Lot 209

Monterey 2014

1930 Packard Custom Eight Sport Phaeton


$418,000 USD | Sold

United States | Monterey, California



Chassis No.
Engine No.
  • An authentic, original dual-cowl Sport Phaeton
  • Formerly owned by Robert J. Gottlieb
  • Beautiful condition

Series 740. 106 bhp, 385 cu. in. L-head inline eight-cylinder engine, four-speed manual transmission, solid front and live rear axles with semi-elliptic leaf springs, and four-wheel mechanical drum brakes. Wheelbase: 140.5 in.

With new styling overseen by famed designer Ray Dietrich, the Seventh Series Packard models debuted on August 29, 1929, sporting lower, sleeker lines and the beautifully flowing front fenders so emblematic of the Classic Era. New headlamps and the repositioning of the lights from the cowl to the front fenders were other notable stylistic changes. Even though a wide range of custom bodies were available from the finest coachbuilders of the time, most Packards were production cars, and they were well built, luxurious, smooth, and very quiet nonetheless. Even these were frighteningly expensive, selling for the price of a very nice house.
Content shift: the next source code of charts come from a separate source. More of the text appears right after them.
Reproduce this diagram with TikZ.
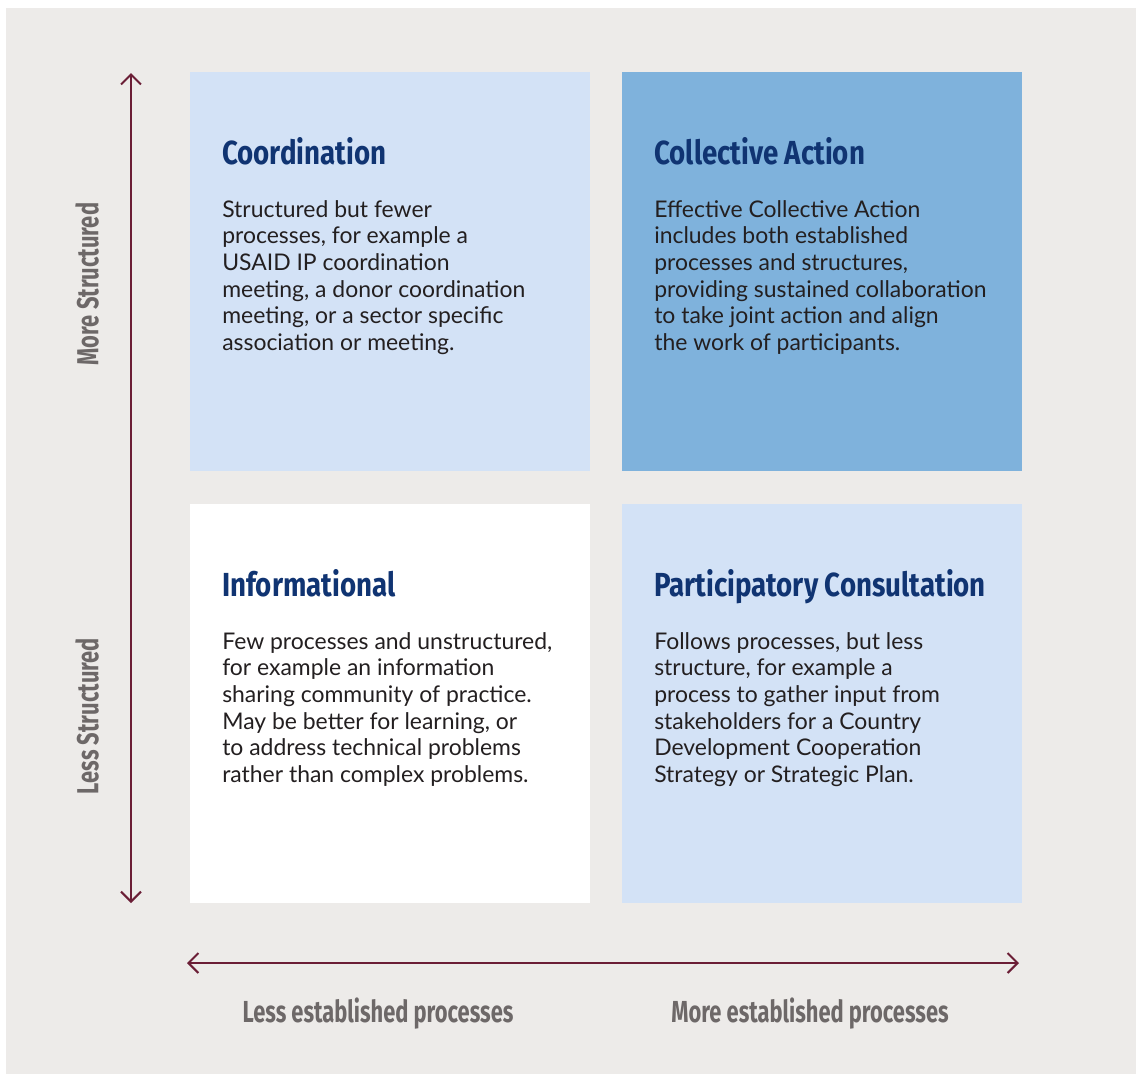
\documentclass[tikz,border=0pt]{standalone}
\usepackage{fontspec}
\setmainfont{Lato}
\newfontfamily\headfont[FakeStretch=0.83]{Fira Sans}
\newfontfamily\axisfont[FakeStretch=0.72]{Fira Sans}
\usetikzlibrary{arrows.meta, positioning}
\definecolor{panelgray}{HTML}{EDEBE9}
\definecolor{paleblue}{HTML}{D3E2F6}
\definecolor{midblue}{HTML}{7FB2DC}
\definecolor{navy}{HTML}{103472}
\definecolor{axisred}{HTML}{6B1E36}
\definecolor{labelgray}{HTML}{6D6868}
\definecolor{bodyink}{HTML}{231F20}
\tikzset{
  quad/.style      = {rectangle, minimum width=300pt, minimum height=299.25pt,
                      inner sep=0pt},
  heading/.style   = {anchor=base west, inner sep=0pt, text=navy,
                      font=\headfont\bfseries\fontsize{25}{30}\selectfont},
  bodytext/.style  = {anchor=north west, inner sep=0pt, align=left, text=bodyink,
                      font=\fontsize{17.2}{20}\selectfont},
  axislabel/.style = {inner sep=0pt, text=labelgray,
                      font=\axisfont\bfseries\fontsize{22.8}{28}\selectfont},
  axis/.style      = {{Straight Barb[length=7.5pt,width=15pt]}-{Straight Barb[length=7.5pt,width=15pt]},
                      line width=1.5pt, draw=axisred},
}
\begin{document}
\begin{tikzpicture}[x=0.75pt, y=-0.75pt]

    \useasboundingbox (0,0) rectangle (1136,1076);
    \fill[panelgray] (6,8) rectangle (1136,1074);

    % the four quadrants
    \node[quad, fill=paleblue] (coord)      at (390,271.5) {};
    \node[quad, fill=midblue]  (collective) at (822,271.5) {};
    \node[quad, fill=white]    (info)       at (390,703.5) {};
    \node[quad, fill=paleblue] (consult)    at (822,703.5) {};

    \node[heading] (coordhead) at (222,164) {Coordination};
    \node[bodytext] (coordtext) at (222,200)
      {Structured but fewer\\
       processes, for example a\\
       USAID IP coordination\\
       meeting, a donor coordination\\
       meeting, or a sector specific\\
       association or meeting.};

    \node[heading] (collhead) at (654,164) {Collective Action};
    \node[bodytext] (colltext) at (654,200)
      {Effective Collective Action\\
       includes both established\\
       processes and structures,\\
       providing sustained collaboration\\
       to take joint action and align\\
       the work of participants.};

    \node[heading] (infohead) at (222,596) {Informational};
    \node[bodytext] (infotext) at (222,632)
      {Few processes and unstructured,\\
       for example an information\\
       sharing community of practice.\\
       May be better for learning, or\\
       to address technical problems\\
       rather than complex problems.};

    \node[heading] (consulthead) at (654,596) {Participatory Consultation};
    \node[bodytext] (consulttext) at (654,632)
      {Follows processes, but less\\
       structure, for example a\\
       process to gather input from\\
       stakeholders for a Country\\
       Development Cooperation\\
       Strategy or Strategic Plan.};

    % axes
    \coordinate (vtop)    at (131,73);
    \coordinate (vbottom) at (131,903);
    \coordinate (hleft)   at (187,963);
    \coordinate (hright)  at (1019,963);
    \draw[axis] (vbottom) -- (vtop);
    \draw[axis] (hleft) -- (hright);

    \node[axislabel, rotate=90] (morestruct) at (87,284) {More Structured};
    \node[axislabel, rotate=90] (lessstruct) at (87,716) {Less Structured};
    \node[axislabel] (lessproc) at (378,1014) {Less established processes};
    \node[axislabel] (moreproc) at (810,1014) {More established processes};

\end{tikzpicture}
\end{document}
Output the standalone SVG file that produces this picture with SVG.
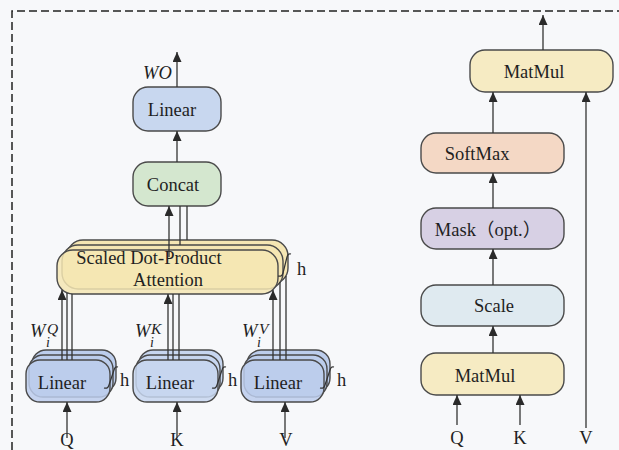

Mechanically speaking, 1930 marked the first time Packard did not build its own carburetor, opting instead for an outsourced Detroit Lubricator updraft unit to feed its eight-cylinder engine. A new low gear was added to the three-speed gearbox to create a smooth-starting four-speed. Cooling was improved by a redesigned water pump with dual fan belts, and the slightly sloped grille was fitted with thermostatically controlled shutters. Five more lubrication points were added to the 1930 models, and Packard claimed that the standard Bijur lubricator dash control with its “Pull Daily” handle accomplished the work of “43 men with 43 oil cans.”

Most desirable among the open Packard body styles available in the Seventh Series was the Style 441 dual-cowl sport phaeton, a classic four-passenger open model with a second windshield and cowl for rear seat passengers. In many ways, this dashing and well-proportioned style, which was so appropriate to country estates and summer homes, defined the 1930s Classic Era, which makes the ownership of this example so particularly appropriate.

This car is believed to have been originally delivered in Southern California, as it wears an original Earle C. Anthony service plate on its dashboard, and its long-time Golden State heritage continued, as it was formerly part of the renowned collection of Robert Gottlieb, a successful Los Angeles attorney and co-founder, with Robert Petersen, of Trend Inc. Mr. Gottlieb was a dyed-in-the-wool automobile enthusiast and early member of numerous car clubs, including the Classic Car Club of America. Today, he is best remembered as the long-time “Classic Comments” columnist for Motor Trend magazine and as one of the men who popularized the term “classic car.”

Over the years, Mr. Gottlieb owned many spectacular Full Classics, this Packard among them, which he is known to have owned for at least 10 years. It has most recently been part of a highly regarded eastern U.S. collection.

The car was refinished some time ago, and it is currently finished in a striking combination of two-tone aquamarine and features a matching leather interior set off by beautifully varnished woodwork, polished chrome disc wheels, covered side-mounts with pedestal mirrors, dual Pilot Ray driving lights, wind wings, a radiator stone guard, a rear-mounted luggage rack with a period trunk, and Packard’s famous Goddess of Speed radiator mascot.

A recent road test showed that the car ran, drove, and road well, with the steady solidness that one expects of a Packard. Inspection of the original engine and chassis numbers show that not only are they authentic 1930 components, but they are also the originals to this car. In addition, Packard historians regard this car as being a genuine, original dual-cowl Sport Phaeton.

The opportunity to acquire an original Sport Phaeton from one of Packard’s most desirable years is rare and should be treasured. This is one of those opportunities, and the car itself has been blessed by the ownership of the man who invented the “classic car.”